Wednesday, February 21, 2007
Decapitation at Camas nan Liath!
On our recent paddle in Loch Sunart and the Sound of Mull we enjoyed an idyllic stop at Camas nan Liath. From a distance the cobbles on the beach looked grey and I thought that was the explanation of the Gaelic name which I took to be "beach of the grey" though I though just Camas Liath would have done.
The water was crystal clear and beckoned us in to the beach which, nestled under the steep wooded slopes of Tor nan Con. Even in winter, the colour of the birch and aspen branches contrasted with the grey of the cobbles and invited a return in spring.
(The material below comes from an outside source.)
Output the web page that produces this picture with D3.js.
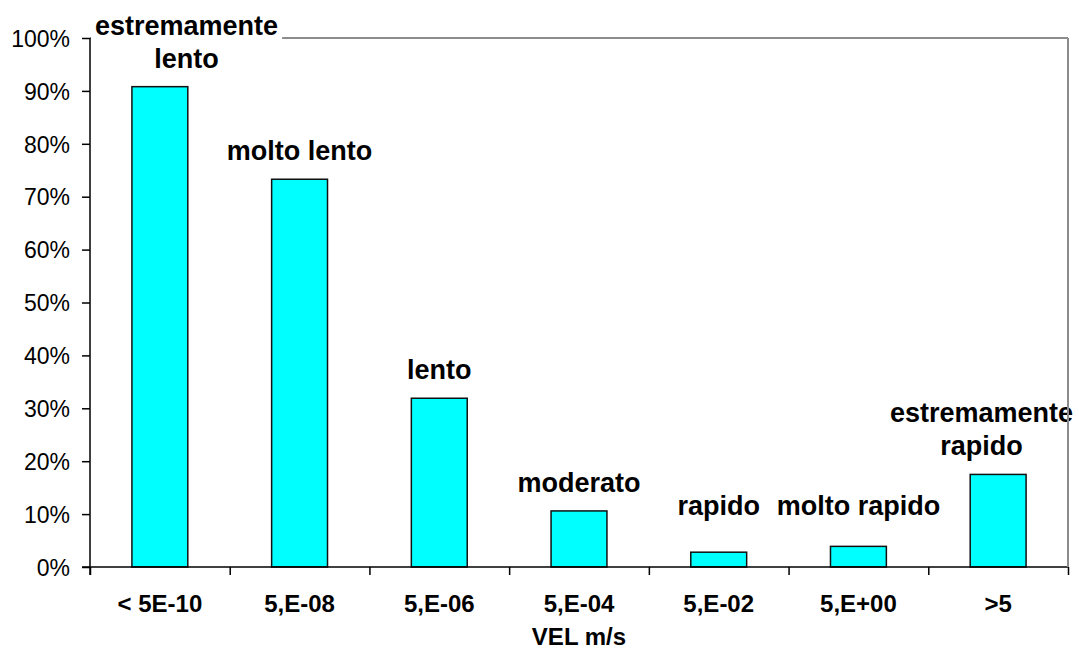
<!DOCTYPE html>
<html>
<head>
<meta charset="utf-8">
<script src="https://cdnjs.cloudflare.com/ajax/libs/d3/7.8.5/d3.min.js"></script>
<style>
	body { margin: 0; background: #ffffff; }
	svg { display: block; font-family: "Liberation Sans", Arial, sans-serif; }
</style>
</head>
<body>
<div id="chart"></div>
<script>
// data
const categories = ['< 5E-10', '5,E-08', '5,E-06', '5,E-04', '5,E-02', '5,E+00', '>5'];
const shares = [0.908, 0.733, 0.319, 0.106, 0.028, 0.039, 0.175];
const classNames = [
	['estremamente', 'lento'],
	['molto lento'],
	['lento'],
	['moderato'],
	['rapido'],
	['molto rapido'],
	['estremamente', 'rapido']
];
const yTicks = [0, 0.1, 0.2, 0.3, 0.4, 0.5, 0.6, 0.7, 0.8, 0.9, 1.0];
const xTitle = 'VEL m/s';

const width = 1079, height = 651;
const m = { top: 38, right: 11, bottom: 84, left: 90 };
const w = width - m.left - m.right;
const h = height - m.top - m.bottom;

const svg = d3.select('#chart').append('svg')
	.attr('width', width)
	.attr('height', height);

const plot = svg.append('g')
	.attr('transform', 'translate(' + m.left + ',' + m.top + ')');

const x = d3.scaleBand()
	.domain(categories)
	.range([0, w])
	.paddingInner(0.6)
	.paddingOuter(0.3);

// boundaries between categories for the tick marks
const xEdge = d3.scaleLinear()
	.domain([0, categories.length])
	.range([0, w]);

const y = d3.scaleLinear()
	.domain([0, 1])
	.range([h, 0]);

//plot area border: top behind labels
plot.append('line')
	.attr('x1', 0).attr('x2', w)
	.attr('y1', 0).attr('y2', 0)
	.style('stroke', '#8c8c8c')
	.style('stroke-width', 2);

//bars
plot.selectAll('.bar')
	.data(shares)
	.enter().append('rect')
	.attr('class', 'bar')
	.attr('x', (d, i) => x(categories[i]))
	.attr('y', d => y(d))
	.attr('width', x.bandwidth())
	.attr('height', d => h - y(d))
	.style('fill', '#00ffff')
	.style('stroke', '#111')
	.style('stroke-width', 1.5);

//y axis
const yAxis = plot.append('g')
	.attr('class', 'y axis')
	.call(d3.axisLeft(y)
		.tickValues(yTicks)
		.tickFormat(d3.format('.0%'))
		.tickSize(8)
		.tickSizeOuter(0)
		.tickPadding(12));
yAxis.select('.domain').remove();
yAxis.selectAll('line').style('stroke', '#000').style('stroke-width', 1.5);
yAxis.selectAll('text')
	.style('font-size', '23px')
	.style('fill', '#000')
	.attr('dy', '0.36em');

//x axis ticks at the category edges
const xTickAxis = plot.append('g')
	.attr('transform', 'translate(0,' + h + ')')
	.call(d3.axisBottom(xEdge)
		.tickValues(d3.range(categories.length + 1))
		.tickFormat('')
		.tickSize(8)
		.tickSizeOuter(0));
xTickAxis.select('.domain').remove();
xTickAxis.selectAll('line').style('stroke', '#000').style('stroke-width', 1.5);

//x category labels
const xAxis = plot.append('g')
	.attr('transform', 'translate(0,' + h + ')')
	.call(d3.axisBottom(x).tickSize(0).tickPadding(28));
xAxis.select('.domain').remove();
xAxis.selectAll('text')
	.style('font-size', '24px')
	.style('font-weight', 'bold')
	.style('fill', '#000');

//axis lines
plot.append('line')
	.attr('x1', -8).attr('x2', w)
	.attr('y1', h).attr('y2', h)
	.style('stroke', '#000').style('stroke-width', 1.5);
plot.append('line')
	.attr('x1', 0).attr('x2', 0)
	.attr('y1', 0).attr('y2', h + 8)
	.style('stroke', '#000').style('stroke-width', 1.5);

//axis title
plot.append('text')
	.attr('x', w / 2)
	.attr('y', h + 78)
	.style('text-anchor', 'middle')
	.style('font-size', '24px')
	.style('font-weight', 'bold')
	.text(xTitle);

//class labels above the bars, kept inside the chart
const lineGap = 33;
const labels = plot.selectAll('.class-label')
	.data(classNames)
	.enter().append('g')
	.attr('class', 'class-label');

labels.each(function(lines, i) {
	const g = d3.select(this);
	const lastBase = Math.min(y(shares[i]) - 19, y(0) - 52);
	const box = g.append('rect').style('fill', '#fff');
	const txt = g.append('text')
		.style('text-anchor', 'middle')
		.style('font-size', '27px')
		.style('font-weight', 'bold')
		.style('fill', '#000');
	lines.forEach(function(line, j) {
		txt.append('tspan')
			.attr('x', 0)
			.attr('y', lastBase - (lines.length - 1 - j) * lineGap)
			.text(line);
	});
	const half = d3.max(txt.selectAll('tspan').nodes(), n => n.getComputedTextLength()) / 2;
	let cx = x(categories[i]) + x.bandwidth() / 2;
	cx = Math.max(cx, 5 + half);
	cx = Math.min(cx, width - 6 - m.left - half);
	g.attr('transform', 'translate(' + cx + ',0)');
	const bb = txt.node().getBBox();
	box.attr('x', bb.x - 4)
		.attr('y', bb.y - 2)
		.attr('width', bb.width + 8)
		.attr('height', bb.height + 8);
});

//plot area border: right side drawn over the labels
plot.append('line')
	.attr('x1', w).attr('x2', w)
	.attr('y1', 0).attr('y2', h)
	.style('stroke', '#8c8c8c')
	.style('stroke-width', 2);
</script>
</body>
</html>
To the north west, the beach is exposed to the full force of Atlantic storms and the bed rock had been worn into mounds, hollows and channels by the action of countless wave tossed cobbles.
In the deeper hollows, at the bottom of each crystal clear pool of water, there was a mixture of cobbles and pebbles of different sizes and rock types.
As we left, we paddled past great grey "heads" of rock whose necks had been worn away by the wave action. Some of the older heads had been decapitated and fallen as boulders. Suddenly, the full and subtle meaning of the Gaelic "Camus nan Liath" hit me: Beach of the Grey Heads.
What a place, what a language.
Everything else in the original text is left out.